Jean a relu toute cette histoire, ces trois années inoubliables qu’il a vécu avec Jésus, ce repas mystérieux duquel, seul il a retenu le geste d’humilité et d’amour dont nous avons entendu le récit hier, l’angoisse du jardin, était-il endormi comme les autres, probablement, et puis ce procès, inique, il a relu tout ça à la lumière de l’expérience de la rencontre au bord du lac : C’est le Seigneur, et probablement aussi de l’expérience eucharistique, que dimanche après dimanche il a faite, avec les Apôtres et avec la Mère : Femme voici ton Fils, voici ta mère. Il a relu ces évènements, ce que Péguy appelait l’énorme affaire, y découvrant moins l’œuvre de Rédemption que l’énorme affaire de l’amour de Dieu pour les hommes. Il en a fallu des heures de relecture méditative, il en a fallu des eucharisties pour découvrir dans ce corps torturé, d’abord un corps livré et ensuite la vérité de l’humanité, fragile et belle quand elle est désarmée, telle que Dieu l’a créée au matin dans le jardin, telle qu’ils la rencontreront, d’abord les femmes puis lui, avec Pierre, dans un autre jardin, un autre matin. Il lui en a fallu de la docilité à l’Esprit pour découvrir dans l’échange avec Pilate, un peu bouffon quand il se pique de philosophie, -Qu’est-ce que la vérité, est-ce qu’on philosophe en ces moments où un innocent risque sa peau ?-, il lui en a donc fallu de la docilité pour découvrir que c’était la Vérité, le Verbe de Dieu qui s’adressait au philosophe de pacotille. Et qui peut-être avait même, un peu, touché son cœur d’homme. Il en a fallu de la rumination des Ecritures pour découvrir que l’instrument du supplice était à la fois le lieu de l’Exaltation de la Vérité et le signe efficace, le sacrement, de notre Rédemption, la vérité enfin dévoilée du mystérieux signe du serpent d’airain. Le signe du mal, un serpent, retourné en signe de la Charité la plus absolue. Il en a fallu de la rumination des prophéties d’Israël, le vieux Zacharie, -ils regarderont celui qu’ils ont transpercé-, et plus encore peut-être le fulgurant Ezéchiel pour découvrir dans le coup de lance, la source vive jaillie du côté du Temple, indissociablement baptismale, l’eau, et eucharistique, le sang.

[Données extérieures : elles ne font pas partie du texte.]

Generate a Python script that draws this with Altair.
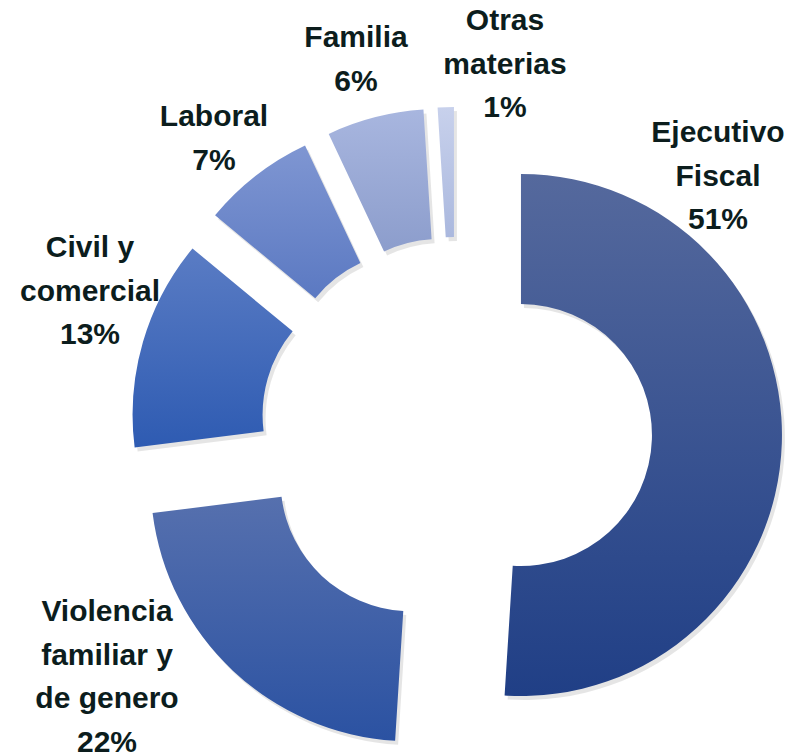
import math
import altair as alt
import pandas as pd

# ---- data ----
categories = ["Ejecutivo Fiscal", "Violencia familiar y de genero", "Civil y comercial",
              "Laboral", "Familia", "Otras materias"]
values = [51, 22, 13, 7, 6, 1]
label_text = ["Ejecutivo\nFiscal", "Violencia\nfamiliar y\nde genero", "Civil y\ncomercial",
              "Laboral", "Familia", "Otras\nmaterias"]

# ---- style / layout ----
top_colors = ["#55699d", "#5670ae", "#5a7cc4", "#7f96d2", "#a8b6df", "#c8d1ec"]
bottom_colors = ["#203f86", "#2b52a2", "#2e5bb2", "#5b79c2", "#8c9dcc", "#aab8de"]
# offsets (px) of each label's first line from the pie centre
label_dx = [262, -349, -366, -242, -100, 49]
label_dy = [-300, 179, -185, -316, -395, -412]
W, H = 791, 747
CX, CY = 448, 425
EXPLODE = 65
R_OUT, R_IN = 261, 131

df = pd.DataFrame({
    "cat": categories,
    "value": values,
    "order": list(range(len(values))),
    "text": [f"{t}\n{v}%" for t, v in zip(label_text, values)],
    "ldx": label_dx,
    "ldy": [-d for d in label_dy],
})

x_scale = alt.Scale(domain=[-CX, W - CX], nice=False, zero=False)
y_scale = alt.Scale(domain=[-(H - CY), CY], nice=False, zero=False)
theta_scale = alt.Scale(domain=[0, 100], range=[0, 2 * math.pi])

base = alt.Chart(df)

layers = []
# soft shadow
layers.append(
    base.mark_arc(outerRadius=R_OUT, innerRadius=R_IN, fill="#000000", opacity=0.10,
                  xOffset=3, yOffset=4).encode(
        theta=alt.Theta("start:Q", scale=theta_scale),
        theta2="end:Q",
        x=alt.X("cx:Q", scale=x_scale, axis=None),
        y=alt.Y("cy:Q", scale=y_scale, axis=None),
    )
)
for i, c in enumerate(categories):
    grad = alt.Gradient(
        gradient="linear",
        stops=[alt.GradientStop(color=top_colors[i], offset=0),
               alt.GradientStop(color=bottom_colors[i], offset=1)],
        x1=0, x2=0, y1=0, y2=1,
    )
    layers.append(
        base.mark_arc(outerRadius=R_OUT, innerRadius=R_IN, fill=grad).encode(
            theta=alt.Theta("start:Q", scale=theta_scale),
            theta2="end:Q",
            x=alt.X("cx:Q", scale=x_scale, axis=None),
            y=alt.Y("cy:Q", scale=y_scale, axis=None),
        ).transform_filter(alt.datum.cat == c)
    )

layers.append(
    base.mark_text(font="Liberation Sans", fontSize=30, fontWeight="bold", color="#0c1d1d",
                   lineBreak="\n", lineHeight=43.5, align="center", baseline="middle").encode(
        x=alt.X("ldx:Q", scale=x_scale, axis=None),
        y=alt.Y("ldy:Q", scale=y_scale, axis=None),
        text="text:N",
    )
)

chart = alt.layer(*layers).transform_window(
    end="sum(value)", sort=[alt.SortField("order")], frame=[None, 0]
).transform_calculate(
    start="datum.end - datum.value",
    mid="PI * (datum.end + datum.end - datum.value) / 100",
).transform_calculate(
    cx=f"{EXPLODE} * sin(datum.mid)",
    cy=f"{EXPLODE} * cos(datum.mid)",
).properties(
    width=W, height=H, padding=0, autosize="none"
).configure_view(stroke=None)

chart.save("out.html", embed_options={"renderer": "svg", "actions": False})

Voilà peut-être une des grandes leçons de la Passion selon saint Jean. La docilité aimante du Disciple que Jésus aimait lui a permis, à force de relecture de vie, de rumination des Ecritures et de rencontre eucharistique au cœur de la communauté des disciples, de découvrir le sens profond du non-sens absolu que représente la torture et la mise à mort de l’Innocent. Comme Marc et les autres, Jean a vu l’horreur mais il y a découvert le lieu, paradoxal, de la révélation du plus grand amour. C’est moins l’envers du décor qu’il nous révèle que la profondeur paradoxale d’une réalité qui justifie finalement qu’on dépense une somme folle, cent livres de parfum, pour ensevelir ce corps torturé. C’est une leçon pour nous aussi à qui il arrive d’être confrontés au non-sens de la vie et qui pouvons y découvrir le lieu où l’amour se révèle ou encore le lieu que seul l’amour peut un peu guérir. Trop souvent par exemple nous répétons un peu mécaniquement « Voir jésus dans le visage des pauvres », mais la pauvreté est d’abord un scandale, elle est même hideuse à maints égards, bien loin d’une pauvreté idéalisée qui n’a pas grand-chose à voir avec la pauvreté réelle et nous ne pouvons y découvrir le visage du Christ, car c’est vrai, nous le pouvons, que si dans la docilité à l’Esprit, nous nous laissons façonner par la méditation de l’Ecriture et une fréquentation humble et croyante du paradoxe eucharistique.
Tout est accompli. Dans l’échec le plus absolu. Dans l’effondrement de la plus grande espérance. Dans le spectacle le plus dégradant qui fut. Tout est accompli car rien n’est impossible à qui se laisse blesser par l’amour infini de notre Dieu.